Spotlight on teaching: Nathan Thanyehténhas Brinklow
My great-grandmother was the last one in our family to speak Mohawk. My grandmother says that the adults would speak Mohawk to each other when they didn’t want the kids to understand them ... like a lot of bilingual families do!
Growing up in Tyendinaga Territory, Nathan Thanyehténhas Brinklow knew a little bit of Kanyen'kéha – traditional Mohawk language – from singing hymns with his grandmother. But he wanted to learn to speak it as his great-grandparents had. He began studying the language as an adult. Today, he teaches Mohawk language and culture to students at Queen’s University.
A polysynthetic language
“Mohawk has very little in common with European languages,” says Professor Brinklow. “It can be difficult for unilingual English speakers: I encourage them to throw out everything they know about nglish grammar. It is a lot easier, I have found, with students who already know a second language. They know that language can work in different ways.
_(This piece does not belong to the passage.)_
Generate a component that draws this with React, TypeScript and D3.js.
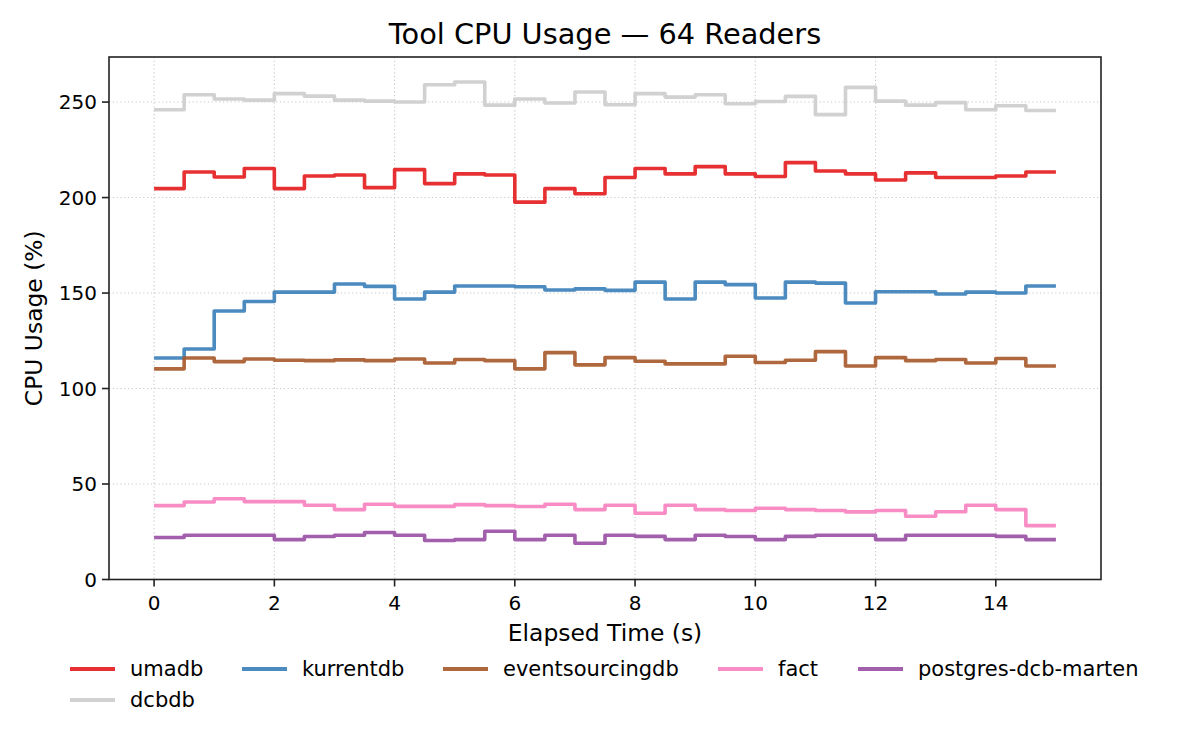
import * as d3 from "d3";

// sample start times (s), each sample lasts 0.5 s
const TIME = [
  0, 0.5, 1, 1.5, 2, 2.5, 3, 3.5, 4, 4.5, 5, 5.5, 6, 6.5, 7, 7.5, 8, 8.5, 9, 9.5,
  10, 10.5, 11, 11.5, 12, 12.5, 13, 13.5, 14, 14.5,
];
const END_TIME = 15;

const umadb = [
  204.7, 213.4, 210.8, 215.2, 204.7, 211.3, 211.8, 205.2, 214.6, 207.3, 212.4, 211.8, 197.6, 204.7, 202.0,
  210.5, 215.2, 212.4, 216.2, 212.4, 211.0, 218.3, 213.9, 212.4, 209.2, 212.9, 210.5, 210.5, 211.3, 213.4,
];
const kurrentdb = [
  116.0, 120.7, 140.6, 145.6, 150.5, 150.5, 154.7, 153.5, 146.9, 150.5, 153.7, 153.7, 153.3, 151.6, 152.2,
  151.4, 155.7, 146.9, 155.7, 154.4, 147.4, 155.7, 155.2, 144.8, 150.7, 150.7, 149.5, 150.5, 150.0, 153.7,
];
const eventsourcingdb = [
  110.3, 116.0, 114.1, 115.5, 114.8, 114.6, 115.0, 114.6, 115.5, 113.4, 115.2, 114.6, 110.3, 118.8, 112.4,
  116.2, 114.3, 112.9, 112.9, 116.9, 113.6, 114.8, 119.3, 111.8, 116.2, 114.6, 115.2, 113.4, 115.7, 111.8,
];
const fact = [
  38.7, 40.6, 42.3, 40.8, 40.8, 38.9, 36.6, 39.4, 38.3, 38.3, 39.2, 38.7, 38.2, 39.4, 36.6,
  38.9, 34.7, 38.9, 36.6, 36.1, 37.3, 36.6, 36.1, 35.4, 36.1, 33.1, 35.5, 38.9, 36.6, 28.2,
];
const postgresDcbMarten = [
  22.0, 23.2, 23.2, 23.2, 20.9, 22.5, 23.2, 24.6, 23.2, 20.4, 20.9, 25.3, 20.9, 23.2, 19.0,
  23.2, 22.6, 20.9, 23.2, 22.5, 20.9, 22.6, 23.2, 23.2, 20.9, 23.2, 23.2, 23.2, 22.6, 20.9,
];
const dcbdb = [
  246.0, 253.8, 251.6, 251.0, 254.4, 253.1, 251.0, 250.5, 250.0, 259.1, 260.5, 248.4, 251.6, 249.5, 255.3,
  248.6, 254.4, 252.6, 253.8, 249.1, 250.3, 253.0, 243.4, 257.7, 250.5, 248.4, 249.7, 246.0, 248.1, 245.6,
];

const SERIES = [
  { name: "umadb", color: "#e41a1c", values: umadb },
  { name: "kurrentdb", color: "#377eb8", values: kurrentdb },
  { name: "eventsourcingdb", color: "#a65628", values: eventsourcingdb },
  { name: "fact", color: "#f781bf", values: fact },
  { name: "postgres-dcb-marten", color: "#984ea3", values: postgresDcbMarten },
  { name: "dcbdb", color: "#cccccc", values: dcbdb },
];

const X_TICKS = [0, 2, 4, 6, 8, 10, 12, 14];
const Y_TICKS = [0, 50, 100, 150, 200, 250];

const W = 1200;
const H = 750;
const plot = { left: 109, right: 1101, top: 57, bottom: 579.5 };
const FONT = "DejaVu Sans, sans-serif";

// legend layout (column x, row y)
const legendCols = [70, 242, 443, 718, 858];
const legendRows = [669, 700];

export default function App() {
  const x = d3.scaleLinear().domain([-0.75, 15.75]).range([plot.left, plot.right]);
  const y = d3.scaleLinear().domain([0, 273.6]).range([plot.bottom, plot.top]);

  const line = d3
    .line<[number, number]>()
    .x((d) => x(d[0]))
    .y((d) => y(d[1]))
    .curve(d3.curveStepAfter);

  const pathFor = (values: number[]) => {
    const pts: [number, number][] = TIME.map((t, i) => [t, values[i]]);
    pts.push([END_TIME, values[values.length - 1]]);
    return line(pts) || "";
  };

  return (
    <svg
      width={W}
      height={H}
      style={{ position: "absolute", left: 0, top: 0, background: "#fff" }}
      fontFamily={FONT}
    >
      <rect width={W} height={H} fill="#fff" />

      {/* grid */}
      <g stroke="#c8c8c8" strokeWidth={1.1} strokeDasharray="1.2,2.6">
        {X_TICKS.map((t) => (
          <line key={"gx" + t} x1={x(t)} x2={x(t)} y1={plot.top} y2={plot.bottom} />
        ))}
        {Y_TICKS.map((t) => (
          <line key={"gy" + t} x1={plot.left} x2={plot.right} y1={y(t)} y2={y(t)} />
        ))}
      </g>

      {/* series */}
      <g fill="none" strokeWidth={3.6} strokeOpacity={0.9} strokeLinejoin="round">
        {SERIES.map((s) => (
          <path key={s.name} d={pathFor(s.values)} stroke={s.color} />
        ))}
      </g>

      {/* frame */}
      <rect
        x={plot.left}
        y={plot.top}
        width={plot.right - plot.left}
        height={plot.bottom - plot.top}
        fill="none"
        stroke="#222"
        strokeWidth={1.6}
      />

      {/* x axis */}
      <g>
        {X_TICKS.map((t) => (
          <g key={"xt" + t} transform={`translate(${x(t)},${plot.bottom})`}>
            <line y1={0} y2={7} stroke="#222" strokeWidth={1.6} />
            <text y={30} textAnchor="middle" fontSize={20} fill="#000">
              {t}
            </text>
          </g>
        ))}
        <text x={(plot.left + plot.right) / 2} y={641} textAnchor="middle" fontSize={23.4} fill="#000">
          Elapsed Time (s)
        </text>
      </g>

      {/* y axis */}
      <g>
        {Y_TICKS.map((t) => (
          <g key={"yt" + t} transform={`translate(${plot.left},${y(t)})`}>
            <line x1={0} x2={-7} stroke="#222" strokeWidth={1.6} />
            <text x={-12} dy="0.35em" textAnchor="end" fontSize={20} fill="#000">
              {t}
            </text>
          </g>
        ))}
        <text
          transform={`translate(42,${(plot.top + plot.bottom) / 2}) rotate(-90)`}
          textAnchor="middle"
          fontSize={23.4}
          fill="#000"
        >
          CPU Usage (%)
        </text>
      </g>

      {/* title */}
      <text x={(plot.left + plot.right) / 2} y={44} textAnchor="middle" fontSize={28.8} fill="#000">
        Tool CPU Usage — 64 Readers
      </text>

      {/* legend */}
      <g>
        {SERIES.map((s, i) => {
          const col = i % 5;
          const row = Math.floor(i / 5);
          const lx = legendCols[col];
          const ly = legendRows[row];
          return (
            <g key={"lg" + s.name} transform={`translate(${lx},${ly})`}>
              <line x1={0} x2={45} stroke={s.color} strokeOpacity={0.9} strokeWidth={3.8} />
              <text x={60} dy="0.35em" fontSize={21} fill="#000">
                {s.name}
              </text>
            </g>
          );
        })}
      </g>
    </svg>
  );
}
“Many North American languages like Mohawk are what we call ‘polysynthetic,’ meaning they are composed of complex words that incorporate many different pieces. These pieces, while they may not have any meaning by themselves, when they are added to the word they give that word meaning and subtlety.
An individual word in Mohawk can be very complex, containing several syntactic elements, or morphemes, that add information and context. a sentence in Mohawk can consist of a single verb that contains complex information.
- íkhahs – I carry something
- khawányons – I carry various things
- khehawanyón:nis – I carry various things for them
- tkheyhawanyón:nis – I bring various things for them
- tetkhehawanyón:nis – I bring various things back for them
“With my students, I start by showing them the breadth of the language, while trying not to be too intimidating! I show them what the language can do. We start breaking down individual words. Every verb has a pronominal prefix – who is doing the action. And then we look at what is the action, when is the action happening, and what kind of action it is. These things are all going to form the basis of the verb. We look at how the verb changes if I am doing the action, if we are doing the action, if she is doing the action. Then we start changing tenses. We start with one verb root, and look at all the individual things that we can adjust in that verb, and we can end up with thousands of variations!
“That brings up another problem for new students – how to use a Mohawk dictionary! You can’t just look up a word. You have to know how to take that word apart first before you can know how to use it. Memorizing whole words is useful to a certain point, for instance, when learning conjugations. But to actually get into the language, to actually be able to use it, you have to be constantly manipulating it.”
An evolving language
“The good thing about having a descriptive, polysynthetic language,” says Professor Brinklow, “is that you can create new words very easily. People have been doing it for generations: they just describe what they see. What does it do? What does it look like? What does it smell like? So, modern words are being established now, for things like ‘computer’ or ‘Internet.’
"There is no official body that defines the language, so individual people or communities come up with words. And just through the process of interaction, one phrase or another rises to the top, and enters common usage. “For ‘computer’ I would say kawennárha or, in English, ‘the words are hanging.’ If you can picture what you see on a computer screen, that’s what you see – words hanging in the air. But other people may say kayenté:ri or ‘something that knows something.’ Others still may use that word for the Internet. These words rise and fall in popularity, and eventually we come to a consensus.”